Se entre 2003 e 2007 foram mais de 500, imaginável que tenha sido por algum aumento de efetivo, não? Mas se ocorreram tais promessas, sem dúvida o número de funcionários contratados é muito grande e a contradição apontada seria verossímil. No entanto, há ainda uma infinidade de questões que dificilmente cobririam todos e tantos aspectos em que esse país se faz diferente daquilo que foi há apenas 7 anos atrás. Apontar aqui alguma contradição se torna uma denúncia tão vazia quanto assim se definir qualquer outra ação, inclusive inversa.

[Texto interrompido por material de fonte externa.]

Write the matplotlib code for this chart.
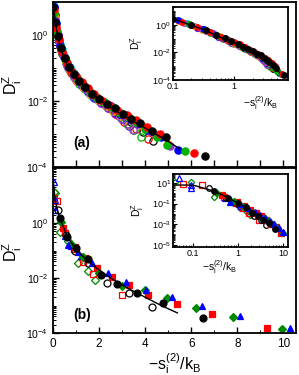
import numpy as np
import matplotlib.pyplot as plt
from matplotlib.ticker import LogLocator, NullFormatter, MultipleLocator, FixedLocator, LogFormatterSciNotation

plt.rcParams['font.family'] = ['Liberation Sans', 'DejaVu Sans']
plt.rcParams['mathtext.fontset'] = 'custom'
plt.rcParams['mathtext.rm'] = 'Liberation Sans'
plt.rcParams['mathtext.it'] = 'Liberation Sans:italic'

# ---- panel (a) data: s = -s_i^(2)/k_B, values given as log10(D_i^Z)
line_a_s = [0.0, 0.05, 0.1, 0.19, 0.3, 0.45, 0.67, 1.0, 1.4, 2.07, 2.5, 3.0, 3.5, 4.0, 4.5, 5.0, 5.5]
line_a_logD = [1.0, 0.7, 0.45, 0.0, -0.3, -0.65, -1.0, -1.3, -1.6, -2.0, -2.2, -2.42, -2.62, -2.82, -3.02, -3.22, -3.45]

a_cyan_f_s = [0.0, 0.03, 0.07, 0.12, 0.17, 0.23, 0.3, 0.37, 0.45, 0.53, 0.62, 0.72, 0.83, 0.95, 1.08, 1.22, 1.38, 1.55, 1.75, 1.95, 2.2, 2.5, 2.8]
a_cyan_f_logD = [1.0, 0.85, 0.6, 0.35, 0.12, -0.1, -0.27, -0.42, -0.58, -0.72, -0.86, -0.98, -1.1, -1.22, -1.33, -1.45, -1.57, -1.68, -1.8, -1.92, -2.05, -2.18, -2.32]
a_black_f_s = [0.02, 0.1, 0.2, 0.35, 0.5, 0.7, 0.9, 1.15, 1.4, 1.7, 2.0, 2.35, 2.7, 3.05, 3.4, 3.76, 4.3, 4.89, 6.62]
a_black_f_logD = [0.85, 0.4, -0.02, -0.4, -0.7, -0.98, -1.18, -1.38, -1.58, -1.78, -1.93, -2.1, -2.22, -2.38, -2.55, -2.68, -2.9, -3.1, -3.67]
a_red_f_s = [0.04, 0.14, 0.25, 0.4, 0.6, 0.8, 1.0, 1.25, 1.5, 1.8, 2.1, 2.45, 2.8, 3.2, 3.6, 4.1, 4.64, 6.11]
a_red_f_logD = [0.78, 0.22, -0.12, -0.5, -0.85, -1.08, -1.24, -1.42, -1.6, -1.8, -1.96, -2.12, -2.26, -2.42, -2.58, -2.8, -3.01, -3.58]
a_green_f_s = [0.06, 0.18, 0.35, 0.55, 0.8, 1.05, 1.3, 1.6, 1.9, 2.2, 2.55, 2.9, 3.25, 3.6, 4.0, 4.5, 4.93, 5.74]
a_green_f_logD = [0.68, 0.08, -0.38, -0.78, -1.08, -1.3, -1.5, -1.72, -1.9, -2.03, -2.18, -2.35, -2.5, -2.65, -2.85, -3.1, -3.33, -3.53]
a_blue_f_s = [0.03, 0.12, 0.2, 0.32, 0.5, 0.7, 0.9, 1.15, 1.4, 1.65, 1.9, 2.2, 2.5, 2.9, 3.3, 3.7, 4.1, 4.7, 5.42]
a_blue_f_logD = [0.85, 0.35, 0.0, -0.33, -0.7, -0.98, -1.18, -1.4, -1.58, -1.75, -1.9, -2.03, -2.16, -2.38, -2.53, -2.68, -2.88, -3.1, -3.48]
a_orange_f_s = [0.08, 0.22, 0.4, 0.58, 0.75, 0.98, 1.2, 1.45, 1.7, 1.95, 2.2, 2.5, 2.8, 3.05, 3.3, 3.6, 3.9, 4.4, 5.0]
a_orange_f_logD = [0.55, -0.05, -0.5, -0.82, -1.05, -1.28, -1.43, -1.62, -1.78, -1.92, -2.03, -2.17, -2.3, -2.4, -2.5, -2.62, -2.75, -2.98, -3.3]
a_purple_f_s = [0.1, 0.27, 0.45, 0.7, 0.95, 1.2, 1.45, 1.75, 2.0, 2.3, 2.6, 2.85, 3.1, 3.4, 3.7, 4.3, 5.1]
a_purple_f_logD = [0.45, -0.2, -0.6, -1.0, -1.25, -1.45, -1.63, -1.82, -1.95, -2.08, -2.22, -2.33, -2.45, -2.58, -2.7, -2.95, -3.35]

a_black_o_s = [0.07, 0.18, 0.3, 0.47, 0.65, 0.85, 1.1, 1.35, 1.6, 1.9, 2.2, 2.5, 2.8, 3.1, 3.4, 3.9, 4.35]
a_black_o_logD = [0.6, 0.05, -0.32, -0.68, -0.95, -1.18, -1.4, -1.6, -1.78, -1.95, -2.1, -2.22, -2.35, -2.5, -2.65, -2.95, -3.2]
a_red_o_s = [0.05, 0.2, 0.35, 0.55, 0.8, 1.05, 1.3, 1.6, 1.9, 2.2, 2.5, 2.8, 3.1, 3.6, 4.13]
a_red_o_logD = [0.7, 0.0, -0.45, -0.82, -1.15, -1.38, -1.55, -1.75, -1.95, -2.1, -2.25, -2.42, -2.63, -2.85, -3.16]
a_green_o_s = [0.09, 0.25, 0.4, 0.65, 0.9, 1.15, 1.4, 1.7, 2.0, 2.3, 2.6, 2.9, 3.2, 3.5, 3.8]
a_green_o_logD = [0.5, -0.18, -0.58, -1.0, -1.28, -1.48, -1.65, -1.85, -2.0, -2.15, -2.3, -2.48, -2.7, -2.88, -3.08]
a_blue_o_s = [0.03, 0.13, 0.25, 0.4, 0.55, 0.75, 1.0, 1.25, 1.5, 1.8, 2.1, 2.4, 2.7, 3.0, 3.3]
a_blue_o_logD = [0.85, 0.3, -0.2, -0.55, -0.85, -1.1, -1.35, -1.55, -1.72, -1.9, -2.05, -2.2, -2.35, -2.55, -2.75]
a_orange_o_s = [0.12, 0.3, 0.5, 0.75, 1.0, 1.3, 1.6, 1.95, 2.3, 2.6, 2.9, 3.3]
a_orange_o_logD = [0.3, -0.35, -0.75, -1.1, -1.35, -1.58, -1.8, -1.98, -2.15, -2.3, -2.45, -2.72]
a_purple_o_s = [0.15, 0.35, 0.6, 0.9, 1.2, 1.5, 1.8, 2.1, 2.4, 2.7, 3.0, 3.25, 3.47]
a_purple_o_logD = [0.15, -0.45, -0.95, -1.28, -1.5, -1.7, -1.88, -2.05, -2.2, -2.38, -2.55, -2.7, -2.88]

# ---- panel (b) data
line_b_s = [0.0, 0.1, 0.25, 0.45, 0.7, 1.0, 1.4, 1.9, 2.5, 3.2, 4.0, 4.7, 5.4]
line_b_logD = [1.6, 0.8, 0.3, -0.15, -0.6, -0.95, -1.3, -1.65, -2.0, -2.35, -2.7, -3.0, -3.27]

b_black_f_s = [0.3, 0.6, 1.0, 1.5, 2.1, 2.77, 3.64, 4.79, 6.53]
b_black_f_logD = [0.18, -0.5, -0.9, -1.3, -1.89, -2.23, -2.56, -2.91, -3.45]
b_black_o_s = [0.23, 0.55, 0.95, 1.5, 2.33, 3.3, 4.3]
b_black_o_logD = [0.48, -0.45, -1.0, -1.45, -2.19, -2.55, -3.05]
b_red_f_s = [0.45, 0.96, 1.39, 1.9, 2.55, 3.32, 4.14, 5.38, 6.9, 9.29]
b_red_f_logD = [-0.18, -0.86, -1.28, -1.65, -1.95, -2.25, -2.62, -2.95, -3.3, -3.82]
b_red_o_s = [0.06, 0.16, 0.5, 0.9, 1.3, 1.75, 2.99]
b_red_o_logD = [0.9, 0.79, -0.35, -0.95, -1.4, -1.87, -2.62]
b_green_f_s = [0.35, 0.8, 1.3, 2.0, 3.0, 4.0, 4.94, 6.22, 7.83, 9.94]
b_green_f_logD = [0.05, -0.75, -1.25, -1.8, -2.3, -2.42, -2.73, -3.08, -3.4, -3.85]
b_green_o_s = [0.04, 0.09, 0.3, 0.67, 1.1, 1.5, 1.83]
b_green_o_logD = [1.13, 1.09, -0.33, -0.67, -1.47, -1.75, -2.07]
b_blue_f_s = [0.67, 1.1, 1.68, 2.4, 3.17, 4.04, 5.16, 6.46, 8.13, 10.3]
b_blue_f_logD = [-0.8, -1.04, -1.47, -1.83, -2.13, -2.44, -2.69, -3.0, -3.37, -3.8]
b_blue_o_s = [0.05, 0.09, 0.09, 0.52, 0.8, 1.2]
b_blue_o_logD = [1.5, 0.85, 0.48, -0.48, -0.85, -1.2]

CYAN, BLACK, RED, GREEN, BLUE, ORANGE, PURPLE = '#00e0e0', 'black', '#ff0000', '#00b400', '#0000ff', '#ff9900', '#9a32cd'
DKGREEN = '#008a00'

series_a = [
    (a_cyan_f_s, a_cyan_f_logD, 'o', CYAN, True),
    (a_black_o_s, a_black_o_logD, 'o', BLACK, False),
    (a_red_o_s, a_red_o_logD, 'o', RED, False),
    (a_green_o_s, a_green_o_logD, 'o', GREEN, False),
    (a_blue_o_s, a_blue_o_logD, 'o', BLUE, False),
    (a_orange_o_s, a_orange_o_logD, 'o', ORANGE, False),
    (a_purple_o_s, a_purple_o_logD, 'o', PURPLE, False),
    (a_orange_f_s, a_orange_f_logD, 'o', ORANGE, True),
    (a_purple_f_s, a_purple_f_logD, 'o', PURPLE, True),
    (a_blue_f_s, a_blue_f_logD, 'o', BLUE, True),
    (a_green_f_s, a_green_f_logD, 'o', GREEN, True),
    (a_red_f_s, a_red_f_logD, 'o', RED, True),
    (a_black_f_s, a_black_f_logD, 'o', BLACK, True),
]
series_b = [
    (b_green_o_s, b_green_o_logD, 'D', DKGREEN, False),
    (b_red_o_s, b_red_o_logD, 's', RED, False),
    (b_blue_o_s, b_blue_o_logD, '^', BLUE, False),
    (b_black_o_s, b_black_o_logD, 'o', BLACK, False),
    (b_red_f_s, b_red_f_logD, 's', RED, True),
    (b_green_f_s, b_green_f_logD, 'D', DKGREEN, True),
    (b_blue_f_s, b_blue_f_logD, '^', BLUE, True),
    (b_black_f_s, b_black_f_logD, 'o', BLACK, True),
]

XLAB = r'$\mathregular{-s_i^{(2)}/k_B}$'
YLAB = r'$\mathregular{D_i^Z}$'


def draw_series(ax, series, line_s, line_logD, ms):
    for s, logD, mk, col, filled in series:
        size = ms * 0.8 if mk == 'D' else ms
        ax.plot(s, 10.0 ** np.array(logD), linestyle='none', marker=mk, ms=size,
                mfc=col if filled else 'none', mec=col, mew=0.9)
    ax.plot(line_s, 10.0 ** np.array(line_logD), color='black', lw=1.0, zorder=5)


def style_log_y(ax, majors):
    ax.set_yscale('log')
    ax.yaxis.set_major_locator(FixedLocator(majors))
    ax.yaxis.set_major_formatter(LogFormatterSciNotation())
    ax.yaxis.set_minor_locator(LogLocator(base=10.0, subs=np.arange(1, 10), numticks=50))
    ax.yaxis.set_minor_formatter(NullFormatter())
    ax.tick_params(which='both', direction='in')
    for sp in ax.spines.values():
        sp.set_linewidth(1.3)


def style_inset_x(ax, lo, hi):
    ax.set_xscale('log')
    ax.set_xlim(lo, hi)
    ax.xaxis.set_major_locator(FixedLocator([0.1, 1.0, 10.0]))
    ax.xaxis.set_major_formatter(plt.FuncFormatter(lambda v, p: {0.1: '0.1', 1.0: '1', 10.0: '10'}.get(round(v, 3), '')))
    ax.xaxis.set_minor_formatter(NullFormatter())
    ax.tick_params(labelsize=6.5, length=3, pad=1.5)
    ax.tick_params(which='minor', length=1.6, width=0.6)


fig = plt.figure(figsize=(2.99, 3.75), dpi=100)

# ---------- panel (a)
ax_a = fig.add_axes([53 / 299, 1 - 167 / 375, 243 / 299, 165 / 375])
draw_series(ax_a, series_a, line_a_s, line_a_logD, 5.2)
style_log_y(ax_a, [1e-4, 1e-2, 1.0])
ax_a.set_xlim(0, 10.55)
ax_a.set_ylim(1e-4, 10)
ax_a.xaxis.set_major_locator(MultipleLocator(1))
ax_a.tick_params(axis='x', labelbottom=False)
ax_a.tick_params(axis='y', labelsize=7.5, length=4, width=1)
ax_a.tick_params(axis='x', length=5, width=1)
ax_a.tick_params(which='minor', length=2.5, width=0.7)
ax_a.set_ylabel(YLAB, fontsize=11.5)
ax_a.yaxis.set_label_coords(-0.12, 0.5)
ax_a.text(0.12, 0.145, '(a)', transform=ax_a.transAxes, fontsize=10, fontweight='bold', ha='center', va='center')

# inset (a)
ins_a = fig.add_axes([173 / 299, 1 - 80 / 375, 115 / 299, 73 / 375])
draw_series(ins_a, series_a, line_a_s, line_a_logD, 4.0)
style_log_y(ins_a, [1e-4, 1e-2, 1.0])
style_inset_x(ins_a, 0.1, 7.6)
ins_a.set_ylim(1e-4, 20)
fig.text(261 / 299, 1 - 103 / 375, XLAB, fontsize=7.5, ha='center', va='center')
fig.text(137 / 299, 1 - 43 / 375, YLAB, fontsize=7.5, ha='center', va='center', rotation=90)

# ---------- panel (b)
ax_b = fig.add_axes([53 / 299, 1 - 333 / 375, 243 / 299, 165 / 375])
draw_series(ax_b, series_b, line_b_s, line_b_logD, 5.0)
style_log_y(ax_b, [1e-4, 1e-2, 1.0])
ax_b.set_xlim(0, 10.55)
ax_b.set_ylim(1e-4, 100)
ax_b.xaxis.set_major_locator(MultipleLocator(2))
ax_b.xaxis.set_minor_locator(MultipleLocator(1))
ax_b.tick_params(axis='y', labelsize=7.5, length=4, width=1)
ax_b.tick_params(axis='x', labelsize=8.5, length=4, width=1)
ax_b.tick_params(which='minor', length=2.5, width=0.7)
ax_b.set_ylabel(YLAB, fontsize=11.5)
ax_b.yaxis.set_label_coords(-0.12, 0.49)
ax_b.set_xlabel(XLAB, fontsize=11.5, labelpad=1)
ax_b.text(0.12, 0.11, '(b)', transform=ax_b.transAxes, fontsize=10, fontweight='bold', ha='center', va='center')

# inset (b)
ins_b = fig.add_axes([173 / 299, 1 - 247 / 375, 115 / 299, 73 / 375])
draw_series(ins_b, series_b, line_b_s, line_b_logD, 4.0)
style_log_y(ins_b, [1e-5, 1e-3, 1e-1, 1e1])
style_inset_x(ins_b, 0.036, 13)
ins_b.set_ylim(6e-6, 75)
fig.text(220 / 299, 1 - 267 / 375, XLAB, fontsize=7.5, ha='center', va='center')
fig.text(138 / 299, 1 - 210 / 375, YLAB, fontsize=7.5, ha='center', va='center', rotation=90)

fig.savefig('out.png', dpi=100)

Meu amigo Príamo, que sei bastante dotado de senso administrativo, se levantar uma pontinha do véu mitômano da mídia logo se lembrará de que não se pode denominar “inchaço” ao crescimento da folha de pagamento de uma empresa que, mais do que triplicar o faturamento, paga todas as dívidas e cria uma reserva inédita em sua história, tornando-se credora de seus antigos cobradores. Investimento, bom senso administrativo, perceptividade, seriam conclusões mais condizentes aos fatos, por menos perseverantes, pacientes e dedicados que sejamos às informações para as quais nem mais é preciso saber espanhol ou inglês. Muito menos alemão, francês ou italiano.
É só descobrirmos um pouco a cabeça. Retirarmos por alguns momentos o opressivo véu dos mitos midiáticos e respirar um pouco de ar puro, deixando oxigenar o cérebro, permitindo o escoar livre das evidências para se conseguir estabelecer as conexões lógicas e inalienáveis entre acontecimentos de proporções tão transoceânicas que se tornaram inegáveis até aos brasileiros.
Maior do que essas evidências, só a contradição daqueles que as negam para continuar medrosamente cultuando velhos e gastos mitos.